Quite a few teams have played game number 81, so what better time to unveil the Midseason Awards? We'll start in the NL.
MVP (Most Valuable Player): Osvaldo Johnson, Arizona
- It was a tough choice between Johnson and Lawrence Flanagan from Houston- I think the two of them are having far and away the best seasons of anyone in the NL. But Johnson's eye-catching power numbers helped seal the deal- he's in the top 5 in the NL in home runs (32), RBIs (81), slugging percentage(.676), and OPS(1.074). To be honest, if that's all he did, Flanagan probably would have won this, but Johnson is also hitting .311 with a .398 OBP and has stolen 22 bases, so he's an all-around offensive star. Flanagan gets points for playing a much tougher position (SS) and being able to play it well, if not spectacularly, and for being tied for the league lead in runs (79) while hitting .310-23-81.
Also receivng consideration: Flanagan (Houston), Rico Valdez (Montreal), Richard Little (Pawtucket/Cincinnati)
LVP (Least Valuable Player): Napoleon Montgomery, Atlanta
- I looked long and hard for this one, and normally I could find at least some reason not to give someone this award. Couldn't find a reason to omit Montgomery from the award, so he wins (loses?) by default. Expected to at least help anchor the Bandits lineup, he's played everyday and still only managed to amass a .229 batting average with a .329 OBP and a .385 slugging average. He's hit 9 home runs and driven in 33. Extra points for clearing waivers.
Also receivng considerations: Yank Lohse (Boise), Quentin Harper (Fargo)
Cy Young: Matty Eusebio, Houston
- This choice was almost impossible- so many pitchers are having very similarly great years. I'll take Eusebio by a nose over about 5 other guys. He's been 8-3 with a 2.41 ERA and a 0.91 WHIP since the trade from Vancouver. His SO-BB ratio is about 5-1 and, more importantly than the stats, he has set Houston apart from the rest of the division.
Also receiving consideration: Manny Christians, Bernard Robinson (Cincinnati), Harry Lee (Montreal), David Dunwoody (Salem), Tex Howell (Houston), Vic McCormick (Memphis/Houston)
Cy Yuck: Duke Neilsen, Los Angeles
- I didn't want to pick him. I really didn't. Going with a middle reliever on the team that's 1 game away from the worst record in the NL doesn't seem fair. But I had no choice. He's pitched as many innings in relief (70.1) as some starters at this point. He's given up 149 runs when no other NL pitcher has given up more than 100. His ERA is an unsightly 17.66 and he has an acute case of whiplash (31 HRs) and WHIPlash (a WHIP of 3.48). In spite of all this, I wanted to go with a starter , a guy who was counted on to contribute and has just done poorly(Atlanta's Larry Springer and Chicago's Eric Alexander would be the frontrunners), but then I saw the walks to strikeouts- he's walked 104 batters this year and struck out 2. Ladies and gentlemen, we have a winner.

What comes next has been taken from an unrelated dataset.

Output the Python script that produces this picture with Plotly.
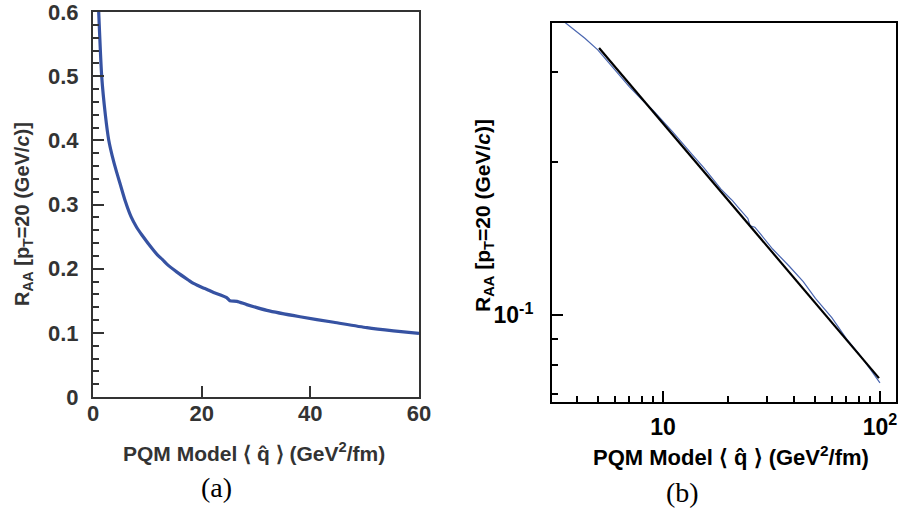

Also receiving consideration: Vasco Castro, Alfonso Quixote (LA), Rob Rehfield, Alexander (Chicago), Springer (Atlanta)
Surprise Team: Trenton Traffic
-There are actually 3 big-time surprises in the NL. Houston separating themselves and playing dominant ball and Fargo, a team rebuliding and yet recently streaking to get above .500, would be 2 big-time surprises. But the biggest surprise of all is that if the playoffs started today, the road to the World Series would go through Trenton. The Traffic traded their best starter (R.J. Toca) and two best position players (Bernard Young and DeWayne Castillo) for prospects in the off-season, have just 2 All-Stars (rookie closer Justin Beverlin and 2B Artie Neugebauer) and yet manage to have the best record in the NL, just one game back of Monterrey (the current home of Toca and Castillo) for best in the majors.
Disappointing team: San Juan Dead Bunnies
- I thought the Dead Bunnies would not be left for dead this early in the season- I liked their lineup in particular. While their offense has been decent (middle of the pack in most NL offensive category), their pitchers boast a 6.01 team ERA and they are the worst fielding team in the NL (coincidently, the Traffic are the next worst). As a result, the Bunnies trail rebuilding Memphis by a game for 3rd place and are 17.5 back of Houston.